What he saw seemed entirely chaotic, Mr. Steinmetz said. “It didn’t look like there was so much coordination there, but I give them the benefit of the doubt. There was a lot of shooting with a high-powered rifle. They couldn’t take the chance.”

Next, “the police walked us through the back door, and took us four blocks away. I never in my life saw so many cops. Blocks and blocks of cops. Jersey City cops, SWAT teams, NYPD, state troopers, so many of them.

“When they took us out of the building, I was standing next to the owner, Moshe Ferencz. I spoke to the cops, asked them if I could talk to someone in charge, because this is the store owner. But they didn’t want to talk to us.

“Much later, someone, I’m not sure who, came to pick him up.
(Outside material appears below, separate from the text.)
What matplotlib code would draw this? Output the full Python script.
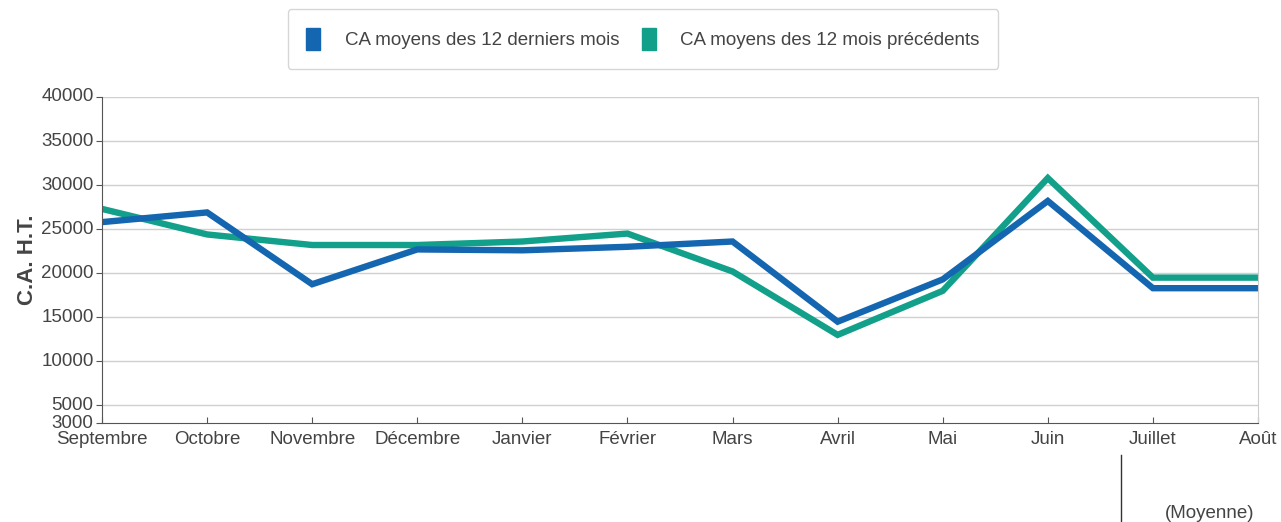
import matplotlib.pyplot as plt
from matplotlib.patches import Patch
from matplotlib.lines import Line2D

plt.rcParams['font.family'] = ['Liberation Sans', 'DejaVu Sans']

mois = ['Septembre', 'Octobre', 'Novembre', 'Décembre', 'Janvier', 'Février',
        'Mars', 'Avril', 'Mai', 'Juin', 'Juillet', 'Août']
derniers = [25800, 26900, 18750, 22700, 22600, 23000,
            23600, 14500, 19300, 28200, 18300, 18300]
precedents = [27300, 24400, 23200, 23200, 23600, 24500,
              20200, 13000, 18000, 30800, 19500, 19500]
yticks = [3000, 5000, 10000, 15000, 20000, 25000, 30000, 35000, 40000]

blue = '#1466b0'
green = '#12a08a'
W, H = 1281, 522

fig = plt.figure(figsize=(W / 100, H / 100), dpi=100)
ax = fig.add_axes([102 / W, 1 - 423 / H, (1258 - 102) / W, (423 - 97) / H])

x = range(len(mois))
ax.plot(x, precedents, color=green, lw=4.6, solid_joinstyle='miter')
ax.plot(x, derniers, color=blue, lw=4.6, solid_joinstyle='miter')

ax.set_xlim(0, len(mois) - 1)
ax.set_ylim(3000, 40000)
ax.set_xticks(list(x))
ax.set_xticklabels(mois)
ax.set_yticks(yticks)
ax.set_yticklabels([str(v) for v in yticks])
for gy in yticks[1:]:
    ax.axhline(gy, color='#d0d0d0', lw=1, zorder=0)

ax.tick_params(axis='x', direction='in', length=4, colors='#555555',
               labelsize=13.5, pad=6, labelcolor='#444444')
ax.tick_params(axis='y', direction='out', length=4, colors='#555555',
               labelsize=13.5, pad=2, labelcolor='#444444')
for lbl in ax.get_yticklabels():
    lbl.set_va('center')

ax.spines['top'].set_visible(False)
ax.spines['right'].set_color('#cccccc')
ax.spines['left'].set_color('#555555')
ax.spines['bottom'].set_color('#555555')

ax.set_ylabel('C.A. H.T.', fontsize=16, fontweight='bold', color='#444444',
              labelpad=2)

handles = [Patch(facecolor=blue, edgecolor=blue),
           Patch(facecolor=green, edgecolor=green)]
fig.legend(handles, ['CA moyens des 12 derniers mois',
                     'CA moyens des 12 mois précédents'],
           loc='center', bbox_to_anchor=(643 / W, 1 - 39 / H), ncol=2,
           fontsize=13.5, frameon=True, edgecolor='#cccccc', fancybox=True,
           handlelength=0.75, handleheight=1.4, handletextpad=1.3,
           columnspacing=1.2, borderpad=1.0, labelcolor='#444444')

fig.add_artist(Line2D([1121 / W, 1121 / W], [1 - 455 / H, 0],
                      color='#333333', lw=1))
fig.text(1210 / W, 1 - 513 / H, '(Moyenne)', ha='center', va='center',
         fontsize=13.5, color='#444444')

fig.savefig('out.png', dpi=100)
By then they knew who he was. They took him and his kids — I’m not sure if there were one or two who were in school there, he lives in Jersey City — and they started talking to him.”

That’s the last that Mr. Steinmetz saw of Mr. Ferencz.

How is Mr. Steinmetz feeling, the day after the shooting? “I’m okay,” he said. “I’m doing okay. I know that I still didn’t get in my head what happened. I purposely am not seeing any news. No news about it. So I am good. I am calm. And I am sure that in about a week or two it will hit me, how close to death I was.”